Chancellor Bruce Leslie has challenged faculty senates to justify a reinstatement of tenure, Faculty Senate members learned Dec. 8 at the last meeting of the semester.

Senators were given a Dec. 8 memo from the chancellor explaining that consideration of tenure is part of an overall plan to improve faculty evaluation and development to improve student success.

The memo was in response to a Nov. 17 memo from the Super Senate.

“… a persuasive argument for reinstating tenure must show how tenure will, in fact, further enhance student success,” Leslie wrote.

Members of the Faculty Senate expressed concern over the discontinuation of tenure for new faculty, which was discontinued after the Alamo Colleges Board of Trustees failed to develop a tenure policy six years ago. Under the current practice, faculty are hired for year-to-year contracts with no tenure-track available.

Currently, the majority of faculty at the Alamo Colleges have tenure.

“There are more that do than don’t have tenure,” said Jo-Carol Fabianke, vice chancellor for academic success, in an interview Dec. 18.

In a Dec. 15 interview, Faculty Senate President Julie Engel said, “For the people who were already in the process of getting tenure or they already had it when they made this decision, those folks all got to continue on and reach tenure. But everyone’s gone through now so there is nobody teaching … who is still working toward tenure.”

According to the American Association of University Professors, “Free inquiry, free expression, and open dissent are critical for student learning and the advancement of knowledge. Therefore, it is important to have systems in place in order to protect academic freedom. Tenure serves that purpose.”

While no direct plan of action to prove the benefits of tenure reinstatement was discussed, Engel said, “We should also be consciously thinking about collecting information about the benefits of tenure.”

Math Professor Gerald Busald said it is hard to attract faculty because the college cannot offer tenure.

“It is more difficult to hire really good people because we don’t have tenure,” he said.

Jeff Hunt, fine arts chair, said the district administration might be unlikely to reinstate tenure if productive grade rates and graduation rates have improved since tenure was discontinued.

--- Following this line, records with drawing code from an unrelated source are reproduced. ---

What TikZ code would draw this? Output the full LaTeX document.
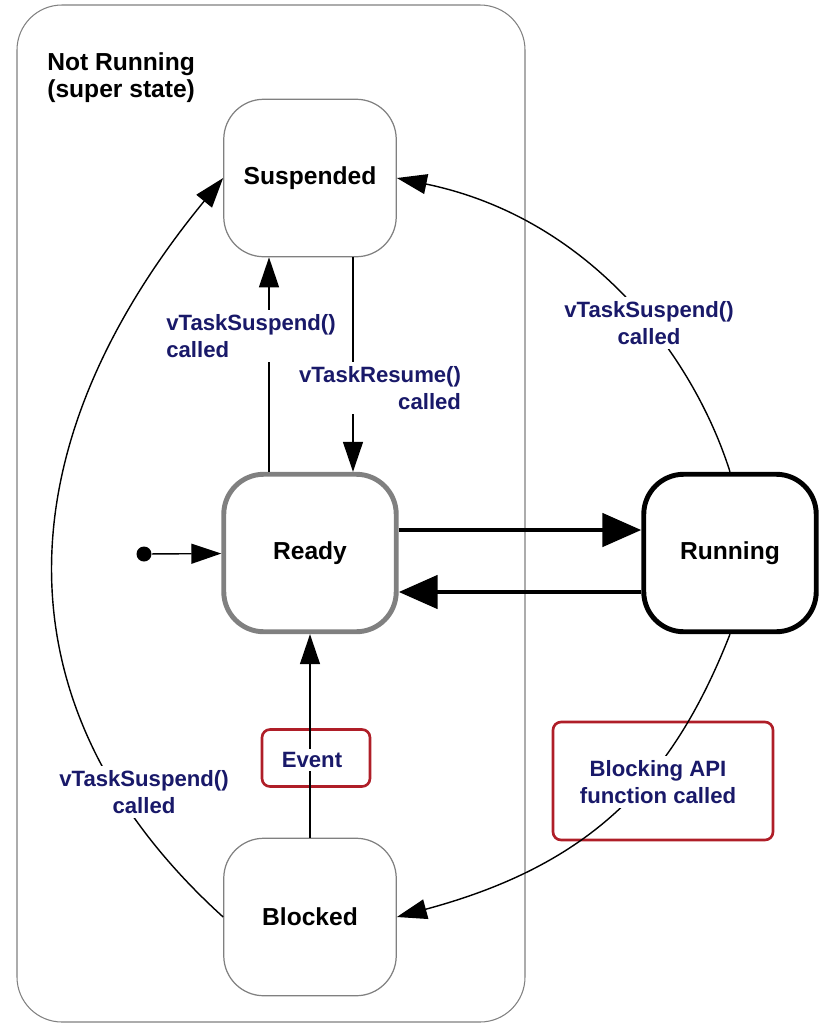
\documentclass[tikz,border=0pt]{standalone}
\usepackage{fontspec}
\setsansfont{Liberation Sans}
\usetikzlibrary{arrows.meta}
\definecolor{navy}{RGB}{25,25,105}
\definecolor{darkred}{RGB}{175,30,40}

\begin{document}
\begin{tikzpicture}[x=0.02cm,y=-0.02cm,font=\sffamily\bfseries,>={Triangle[length=0.6cm,width=0.4cm]},
  statebox/.style={rounded corners=0.8cm,minimum width=3.45cm,minimum height=3.15cm,fill=white,
    font=\sffamily\bfseries\fontsize{14}{16}\selectfont},
  plainstate/.style={draw=gray,line width=0.7pt},
  readystate/.style={draw=gray,line width=2.8pt},
  runstate/.style={draw=black,line width=2.8pt},
  lbl/.style={text=navy,fill=white,inner sep=2pt,align=center,font=\sffamily\bfseries\fontsize{12.6}{15.8}\selectfont},
  redframe/.style={draw=darkred,line width=1.5pt,rounded corners=0.16cm},
  conn/.style={line width=0.8pt,->},
  fat/.style={line width=2.8pt,-{Triangle[length=0.78cm,width=0.66cm]}}]
\useasboundingbox (0,0) rectangle (825,1025);
\draw[gray,line width=0.6pt,rounded corners=0.9cm] (17,5) rectangle (525,1022);
\node[anchor=north west,align=left,inner sep=0,font=\sffamily\bfseries\fontsize{14}{15.5}\selectfont] (super) at (47,52) {Not Running\\(super state)};
\foreach \n/\x/\y/\txt/\sty in {susp/310/178/Suspended/plainstate,ready/310/553/Ready/readystate,
    run/730/553/Running/runstate,blk/310/917/Blocked/plainstate}
  \node[statebox,\sty] (\n) at (\x,\y) {\txt};
\node[redframe,minimum width=2.16cm,minimum height=1.14cm] (evbox) at (316,758) {};
\node[redframe,minimum width=4.4cm,minimum height=2.36cm] (apibox) at (663,781) {};
\node[circle,fill,inner sep=0,minimum size=0.3cm] (init) at (144,554) {};
\draw[conn] (init) -- (ready);
\draw[conn] ([xshift=-0.82cm]ready.north) -- ([xshift=-0.82cm]susp.south);
\draw[conn] ([xshift=0.86cm]susp.south) -- ([xshift=0.86cm]ready.north);
\draw[fat] ([yshift=0.46cm]ready.east) -- ([yshift=0.46cm]run.west);
\draw[fat] ([yshift=-0.78cm]run.west) -- ([yshift=-0.78cm]ready.east);
\draw[conn] (blk) -- (ready);
\draw[conn] (run.north) .. controls (693,355) and (590,218) .. (susp.east);
\draw[conn] (blk.west) .. controls (-5,710) and (0,450) .. (susp.west);
\draw[conn] (run.south) .. controls (672,782) and (590,865) .. (blk.east);
\node[lbl,align=left] (vsus) at (251,336) {vTaskSuspend()\\called};
\node[lbl,align=right] (vres) at (380,388) {vTaskResume()\\called};
\node[lbl] (rsus) at (649,323) {vTaskSuspend()\\called};
\node[lbl] (lsus) at (144,792) {vTaskSuspend()\\called};
\node[lbl] (ev) at (312,760) {Event};
\node[lbl] (api) at (658,782) {Blocking API\\function called};
\end{tikzpicture}
\end{document}
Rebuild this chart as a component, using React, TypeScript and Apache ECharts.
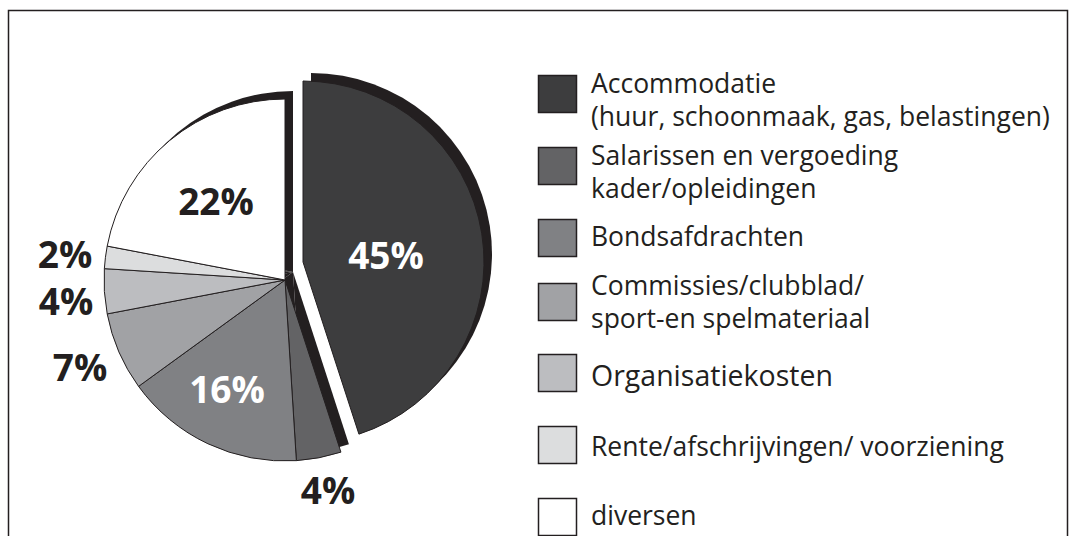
import React, { useEffect, useRef } from "react";
import * as echarts from "echarts";

// ---- data ----
const categories = [
  "Accommodatie\n(huur, schoonmaak, gas, belastingen)",
  "Salarissen en vergoeding\nkader/opleidingen",
  "Bondsafdrachten",
  "Commissies/clubblad/\nsport-en spelmateriaal",
  "Organisatiekosten",
  "Rente/afschrijvingen/ voorziening",
  "diversen",
];
const values = [45, 4, 16, 7, 4, 2, 22];
const explodedIndex = 0;

// ---- styles / layout ----
const colors = ["#3d3d3e", "#636365", "#808184", "#a1a2a5", "#bcbdc0", "#dcddde", "#ffffff"];
const labelColors = ["#ffffff", "#231f20", "#ffffff", "#231f20", "#231f20", "#231f20", "#231f20"];
const labelPos: [number, number][] = [
  [386, 254], [328, 489], [227, 388], [80, 366], [66, 300], [65, 253], [216, 200],
];
const legendTop = [75, 147, 219, 283, 354, 426, 498];
const legendTextY = [99, 171, 236, 301, 375, 446, 515];
const legendFontSize = [26.5, 26.5, 26.5, 26.5, 28.5, 26.5, 26.5];

const INK = "#231f20";
const CENTER: [number, number] = [285, 280];
const R = 181;
const EXPLODE: [number, number] = [18, -18];
const SHADOW: [number, number] = [8, -8];
const FONT = '"Open Sans", "Noto Sans", sans-serif';

const hidden = { color: "rgba(0,0,0,0)", borderWidth: 0, borderColor: "rgba(0,0,0,0)" };

function pieSeries(center: [number, number], itemFn: (i: number) => any, z: number) {
  return {
    type: "pie",
    center,
    radius: [0, R],
    startAngle: 90,
    clockwise: true,
    silent: true,
    z,
    avoidLabelOverlap: false,
    label: { show: false },
    labelLine: { show: false },
    emphasis: { disabled: true },
    data: values.map((v, i) => ({ value: v, name: categories[i], itemStyle: itemFn(i) })),
  };
}

export default function App() {
  const ref = useRef<HTMLDivElement>(null);
  useEffect(() => {
    if (!ref.current) return;
    const chart = echarts.init(ref.current, null, { renderer: "svg" });
    const exCenter: [number, number] = [CENTER[0] + EXPLODE[0], CENTER[1] + EXPLODE[1]];

    const series = [
      pieSeries([CENTER[0] + SHADOW[0], CENTER[1] + SHADOW[1]], (i) =>
        i === explodedIndex ? hidden : { color: INK, borderWidth: 0 }, 1),
      pieSeries(CENTER, (i) =>
        i === explodedIndex ? hidden : { color: colors[i], borderColor: INK, borderWidth: 1 }, 2),
      pieSeries([exCenter[0] + SHADOW[0], exCenter[1] + SHADOW[1]], (i) =>
        i === explodedIndex ? { color: INK, borderWidth: 0 } : hidden, 3),
      pieSeries(exCenter, (i) =>
        i === explodedIndex ? { color: colors[i], borderColor: INK, borderWidth: 1 } : hidden, 4),
    ];

    const graphics: any[] = [
      {
        type: "rect",
        z: 0,
        shape: { x: 8.5, y: 10.5, width: 1059, height: 540 },
        style: { fill: "none", stroke: INK, lineWidth: 1.5 },
      },
    ];
    values.forEach((v, i) => {
      graphics.push({
        type: "text",
        z: 100,
        x: labelPos[i][0],
        y: labelPos[i][1],
        style: {
          text: `${v}%`,
          fill: labelColors[i],
          fontFamily: FONT,
          fontWeight: "bold",
          fontSize: 37,
          align: "center",
          verticalAlign: "middle",
        },
      });
    });
    categories.forEach((name, i) => {
      graphics.push({
        type: "rect",
        z: 100,
        shape: { x: 538.5, y: legendTop[i] + 0.5, width: 38, height: 37 },
        style: { fill: colors[i], stroke: INK, lineWidth: 1.5 },
      });
      graphics.push({
        type: "text",
        z: 100,
        x: 591,
        y: legendTextY[i],
        style: {
          text: name,
          fill: INK,
          fontFamily: FONT,
          fontSize: legendFontSize[i],
          lineHeight: 33,
          align: "left",
          verticalAlign: "middle",
        },
      });
    });

    chart.setOption({
      animation: false,
      backgroundColor: "#ffffff",
      series,
      graphic: graphics,
    });
    return () => chart.dispose();
  }, []);
  return (
    <div
      ref={ref}
      style={{ position: "fixed", left: 0, top: 0, width: 1075, height: 536 }}
    />
  );
}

Other initiatives have been put in place, such as requiring teachers to have a win-win improvement plan if they do not have 70 percent of students receive passing grades of A, B or C.

 “In their minds, us having tenure did not bring out student success,” Hunt said. “In their perception, we were not doing a very good job.”

Faculty disagree with win-win agreements for productive grade rates below 70 percent as a plan to increase student success.

Busald said it is unfair across disciplines and creates a negative environment.

“It is not even different for different disciplines, which is not very academic,” Busald said. “It ought to be said that you are creating a negative environment.”

Faculty would like the PGR percentage to depend on the discipline.

“PGR at 70 percent is really unrealistic,” Hunt said.

“Let’s propose that there be a differential scale,” Engel said.

Faculty Senate is in the process of proposing an amendment for 70 percent win-win to be shared with the college administration to reach a resolution.

In an interview Dec. 15, Hunt said tenure helps attract excellent teachers and future faculty members.

“That is what attracted a lot of us to San Antonio College. I don’t think that tenure is something any faculty member that I’m aware of takes for granted, or takes lightly,” he said.